As Scotland takes further steps out of lockdown, Dr Elaine Lockhart Chair of the Royal College of Psychiatrist’s Child and Adolescent Mental Health Services (CAMHS) Faculty follows up on her first guest blog with advice for young people in these changing times.

It has been a tough time for young people over the past few months, being confined to their homes, not being able to socialise and be educated as normal. I hope that for many, this has also been a happy family time with everyone having more time to be together.

As lockdown is being eased, it is completely understandable that you might find it a bit frightening to go out and about into public places, especially if they are busy. This might make you feel panicky in your thinking and in your body. The best way to deal with these feelings is to follow the advice you will have heard and seen about how to keep you and others safe.

Coronavirus has disrupted all aspects of our lives, but especially young people's education. Most of you will have work and assessments sent from your schools or college. It can be hard to do this in a busy house and your teachers will be able to offer you more support when you see them after the summer.

It is really important that you get some help if you are struggling with your mental health right now and there are different services and supports available. In the first instance it could help to speak to an adult you trust who can offer a listening ear and then discuss with you if you need more help.

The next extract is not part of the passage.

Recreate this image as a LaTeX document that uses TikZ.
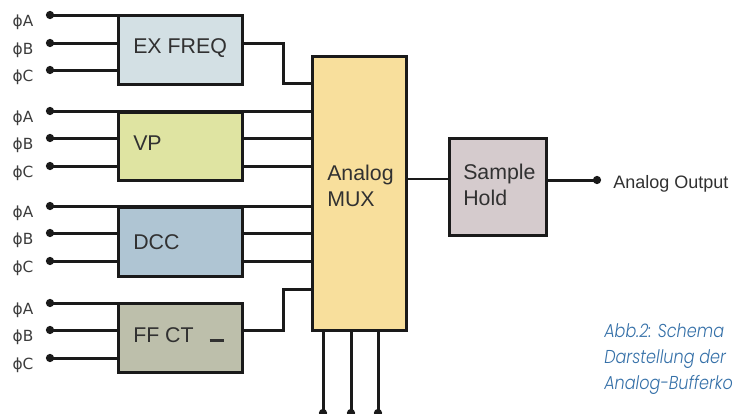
\documentclass[tikz,border=0pt]{standalone}
\usepackage{fontspec}
\setmainfont{Liberation Sans}
\newfontfamily\phifont{DejaVu Sans}
\newfontfamily\capfont{Poppins Light}[ItalicFont={Poppins Light Italic},FakeStretch=0.86]
\definecolor{exfill}{HTML}{D3E0E4}
\definecolor{vpfill}{HTML}{DFE4A2}
\definecolor{dccfill}{HTML}{AFC5D3}
\definecolor{fffill}{HTML}{BDBFAB}
\definecolor{muxfill}{HTML}{F8DF9C}
\definecolor{shfill}{HTML}{D5CBCD}
\definecolor{capblue}{HTML}{3570A8}
\definecolor{ink}{HTML}{1A1A1A}
\begin{document}
\begin{tikzpicture}[x=0.75pt,y=-0.75pt,
  wire/.style={draw=ink,line width=2.25pt},
  box/.style={draw=ink,line width=2.25pt,inner sep=0pt},
  btext/.style={anchor=west,inner sep=0pt,text=ink!90,font=\fontsize{16}{19.5}\selectfont,align=left},
  dot/.style={circle,fill=ink,inner sep=0pt,minimum size=6.2pt},
  philbl/.style={inner sep=0pt,text=ink!85,font=\phifont\fontsize{11.5}{13}\selectfont}]
\useasboundingbox (0,0) rectangle (733,414);
\clip (0,0) rectangle (733,414);
% boxes
\node[box,fill=exfill,minimum width=93pt,minimum height=51.75pt] (ex) at (180,49.5) {};
\node[box,fill=vpfill,minimum width=93pt,minimum height=51pt] (vp) at (180,146) {};
\node[box,fill=dccfill,minimum width=93pt,minimum height=51.75pt] (dcc) at (180,241.5) {};
\node[box,fill=fffill,minimum width=93pt,minimum height=51.75pt] (ff) at (180,337.5) {};
\node[box,fill=muxfill,minimum width=70.5pt,minimum height=205.5pt] (mux) at (359,193) {};
\node[box,fill=shfill,minimum width=72.75pt,minimum height=72.75pt] (sh) at (497.5,186.5) {};
% box texts
\node[btext] (extx) at (133,48) {EX FREQ};
\node[btext] (vptx) at (133,143) {VP};
\node[btext] (dcctx) at (133,242) {DCC};
\node[btext] (fftx) at (133,335) {FF CT\hspace{0.75em}\rule{11pt}{2.2pt}};
\node[btext] (muxtx) at (327,186) {Analog\\MUX};
\node[btext] (shtx) at (463,185) {Sample\\Hold};
% input dots and labels
\foreach \g/\ya/\yb/\yc in {1/15/43/70, 2/111/138/166, 3/206/233/261, 4/303/330/358}{
  \node[dot] (a\g) at (50,\ya) {};
  \node[dot] (b\g) at (50,\yb) {};
  \node[dot] (c\g) at (50,\yc) {};
  \node[philbl] (la\g) at (23,\ya+7) {ϕA};
  \node[philbl] (lb\g) at (23,\yb+7) {ϕB};
  \node[philbl] (lc\g) at (23,\yc+7) {ϕC};
}
% inputs to boxes
\draw[wire] (a1.center) -- (a1 -| ex.west);
\draw[wire] (b1.center) -- (b1 -| ex.west);
\draw[wire] (c1.center) -- (c1 -| ex.west);
\draw[wire] (a2.center) -- (a2 -| mux.west);
\draw[wire] (b2.center) -- (b2 -| vp.west);
\draw[wire] (c2.center) -- (c2 -| vp.west);
\draw[wire] (a3.center) -- (a3 -| mux.west);
\draw[wire] (b3.center) -- (b3 -| dcc.west);
\draw[wire] (c3.center) -- (c3 -| dcc.west);
\draw[wire] (a4.center) -- (a4 -| ff.west);
\draw[wire] (b4.center) -- (b4 -| ff.west);
\draw[wire] (c4.center) -- (c4 -| ff.west);
% outputs to mux
\coordinate (j1) at (283,83);
\coordinate (j4) at (283,289);
\draw[wire] (b1 -| ex.east) -| (j1) -- (j1 -| mux.west);
\draw[wire] (b2 -| vp.east) -- (b2 -| mux.west);
\draw[wire] (c2 -| vp.east) -- (c2 -| mux.west);
\draw[wire] (b3 -| dcc.east) -- (b3 -| mux.west);
\draw[wire] (c3 -| dcc.east) -- (c3 -| mux.west);
\draw[wire] (b4 -| ff.east) -| (j4) -- (j4 -| mux.west);
% mux bottom control lines
\foreach \i/\x in {1/323,2/351,3/378}{
  \node[dot] (s\i) at (\x,413) {};
  \draw[wire] (s\i.center) -- (s\i |- mux.south);
}
% mux to sample hold
\coordinate (mo) at (406,179);
\draw[wire,line width=2pt] (mo -| mux.east) -- (mo -| sh.west);
\node[dot] (out) at (597,180) {};
\draw[wire] (out -| sh.east) -- (out.center);
\node[anchor=west,inner sep=0pt,text=ink!90,font=\fontsize{13.5}{16}\selectfont] (outtx) at (613,184) {Analog Output};
% caption
\node[anchor=west,inner sep=0pt,align=left,text=capblue,font=\capfont\itshape\fontsize{14}{19.5}\selectfont] (cap) at (604,359) {Abb.2: Schema\\Darstellung der\\Analog-Bufferko};
\end{tikzpicture}
\end{document}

There are helpful websites like the new Young Scot resource "Aye Feel" and Help by text message crisis support service, Shout. Phone lines like Childline, the NHS 24 Mental Health hub and the web chat support via Breathing Space.

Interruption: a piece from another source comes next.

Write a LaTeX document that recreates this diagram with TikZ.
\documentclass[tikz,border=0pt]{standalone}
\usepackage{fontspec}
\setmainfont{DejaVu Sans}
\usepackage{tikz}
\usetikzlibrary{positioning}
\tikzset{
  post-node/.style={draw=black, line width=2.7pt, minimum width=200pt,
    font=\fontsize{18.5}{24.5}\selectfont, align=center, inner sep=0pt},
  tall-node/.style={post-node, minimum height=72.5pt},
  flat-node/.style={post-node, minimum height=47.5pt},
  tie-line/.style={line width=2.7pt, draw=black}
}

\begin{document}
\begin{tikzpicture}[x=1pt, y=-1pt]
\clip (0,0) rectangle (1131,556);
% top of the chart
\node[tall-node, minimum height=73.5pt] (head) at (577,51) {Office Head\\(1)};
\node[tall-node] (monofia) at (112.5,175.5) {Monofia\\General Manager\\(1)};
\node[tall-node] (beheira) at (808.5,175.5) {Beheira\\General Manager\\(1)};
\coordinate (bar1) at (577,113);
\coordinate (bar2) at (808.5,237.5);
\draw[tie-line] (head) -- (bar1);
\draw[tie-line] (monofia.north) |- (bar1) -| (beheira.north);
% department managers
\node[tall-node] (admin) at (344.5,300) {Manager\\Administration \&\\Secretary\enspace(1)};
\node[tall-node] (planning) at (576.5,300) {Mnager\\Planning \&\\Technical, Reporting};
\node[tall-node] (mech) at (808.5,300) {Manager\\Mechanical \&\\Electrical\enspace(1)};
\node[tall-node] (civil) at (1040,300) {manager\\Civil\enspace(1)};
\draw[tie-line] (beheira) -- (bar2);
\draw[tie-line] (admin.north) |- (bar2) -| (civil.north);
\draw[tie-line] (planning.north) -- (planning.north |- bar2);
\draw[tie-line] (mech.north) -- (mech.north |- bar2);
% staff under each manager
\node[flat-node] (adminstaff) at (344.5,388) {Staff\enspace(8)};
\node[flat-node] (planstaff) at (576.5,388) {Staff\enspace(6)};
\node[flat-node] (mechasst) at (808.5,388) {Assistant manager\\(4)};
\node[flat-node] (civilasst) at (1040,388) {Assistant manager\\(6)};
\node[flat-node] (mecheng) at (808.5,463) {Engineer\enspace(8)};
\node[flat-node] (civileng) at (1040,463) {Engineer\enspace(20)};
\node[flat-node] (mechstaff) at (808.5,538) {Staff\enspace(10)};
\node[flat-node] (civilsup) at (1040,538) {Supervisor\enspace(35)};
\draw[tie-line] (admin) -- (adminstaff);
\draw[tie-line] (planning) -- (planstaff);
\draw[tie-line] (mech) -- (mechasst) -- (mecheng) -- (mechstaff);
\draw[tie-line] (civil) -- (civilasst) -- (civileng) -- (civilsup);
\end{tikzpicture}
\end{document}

Coronavirus has brought lots of challenges into our lives which may have already been difficult. We know that many young women will feel overwhelmed and depressed and may even harm themselves as a way to cope. Young men will also struggle with their mental health but are less likely to ask for help and tend to use alcohol or drugs or show it through their behaviour. They can end up getting into trouble with their families, schools and the Police which only adds to their problems.

It is a sad fact that young men are more likely to end their lives and often those around them had no idea how desperate they were feeling. If you are a young man who is feeling down or anxious, please talk to someone about it.

Even if you feel like you can't cope today, with help you will be able to overcome this and you will be stronger for it.

Finally, many young people have more time on their hands than usual, which can be difficult to deal with. Helping other people who might have to stay in their houses or are feeling fed up is an ideal way to feel useful and valued. One of my favourite quotes from A.A. Milne is “Piglet was so excited about being useful, that he forgot to be frightened any more”. We could all learn from this.